CICE-Consortium / CICE

Development repository for the CICE sea-ice model
Other
57 stars 131 forks source link

Autoset nprocs and improve max_blocks estimate #949

Closed anton-seaice closed 4 months ago

anton-seaice commented 5 months ago

PR checklist

This change allows nprocs to be set to -1 in 'ice_in' and then the number of processors will be automatically detected.

This change improves the automatic calculation of max_blocks to give a better (but still not foolproof) estimate of max_blocks if it is not set in ice_in.

apcraig commented 5 months ago

This looks pretty good. A couple thoughts.

The modifications I'm working on handle the nprocs thing in much the same way, but also refactor the max_blocks calculation so each proc (mpi task) has a locally defined max_blocks that matches the decomposition exactly. I'm still developing and testing to make sure it'll work properly.

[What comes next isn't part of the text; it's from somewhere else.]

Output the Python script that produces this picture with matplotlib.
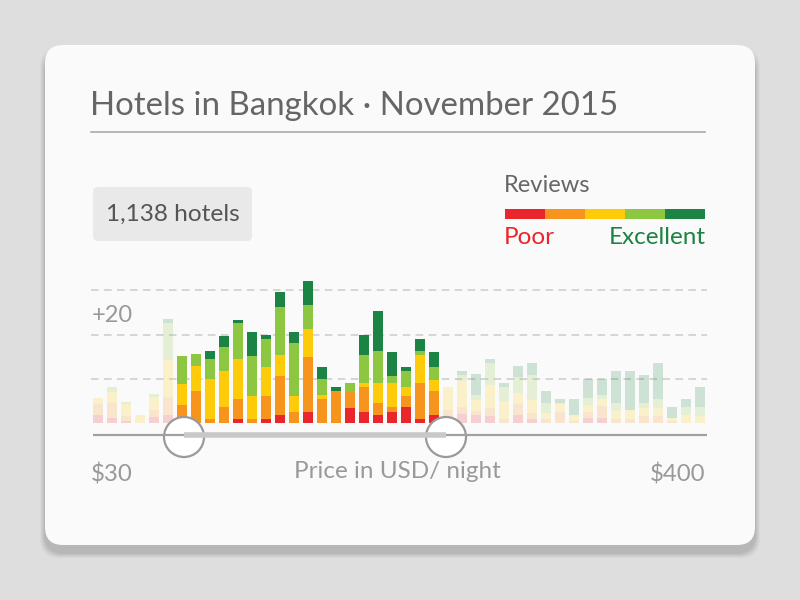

I'm happy to merge this as a first step (if the CESMCOUPLED thing is fixed). I could then update the implementation if I make additional progress. Thoughts?

anton-seaice commented 5 months ago

I'm happy to merge this as a first step (if the CESMCOUPLED thing is fixed). I could then update the implementation if I make additional progress. Thoughts?

Lets go with this. I think I made the related changes to do this.

I guess we should add some tests?

apcraig commented 5 months ago

I will run a full test suite once comments are addressed and the PR is no longer draft. Thanks!

anton-seaice commented 5 months ago

I will run a full test suite once comments are addressed and the PR is no longer draft. Thanks!

My question here is whether we should add some test cases for nprocs=-1. It may be a bit of work though, because most of the scripts are written around setting this explicitly.

apcraig commented 5 months ago

I will run a full test suite once comments are addressed and the PR is no longer draft. Thanks!

My question here is whether we should add some test cases for nprocs=-1. It may be a bit of work though, because most of the scripts are written around setting this explicitly.

Please run a test manually with nprocs=-1 to make sure it works. I think the question is maybe whether we should have nprocs=-1 be the default setup for all tests. You could try that and see if everything runs and is bit-for-bit. I think you'd need to set nprocs=-1 in configuration/scripts/ice_in and then remove "nprocs = ${task}" in cice.setup. Is that the direction we want to go?

anton-seaice commented 4 months ago

Our intermittent failure is back !

https://github.com/CICE-Consortium/CICE/actions/runs/9024916341/job/24799676376 failed https://github.com/ACCESS-NRI/CICE/actions/runs/9024916168/job/24799675998 passed

But they are the same commit

apcraig commented 4 months ago

I restarted the github action failure and it passed. Ugh....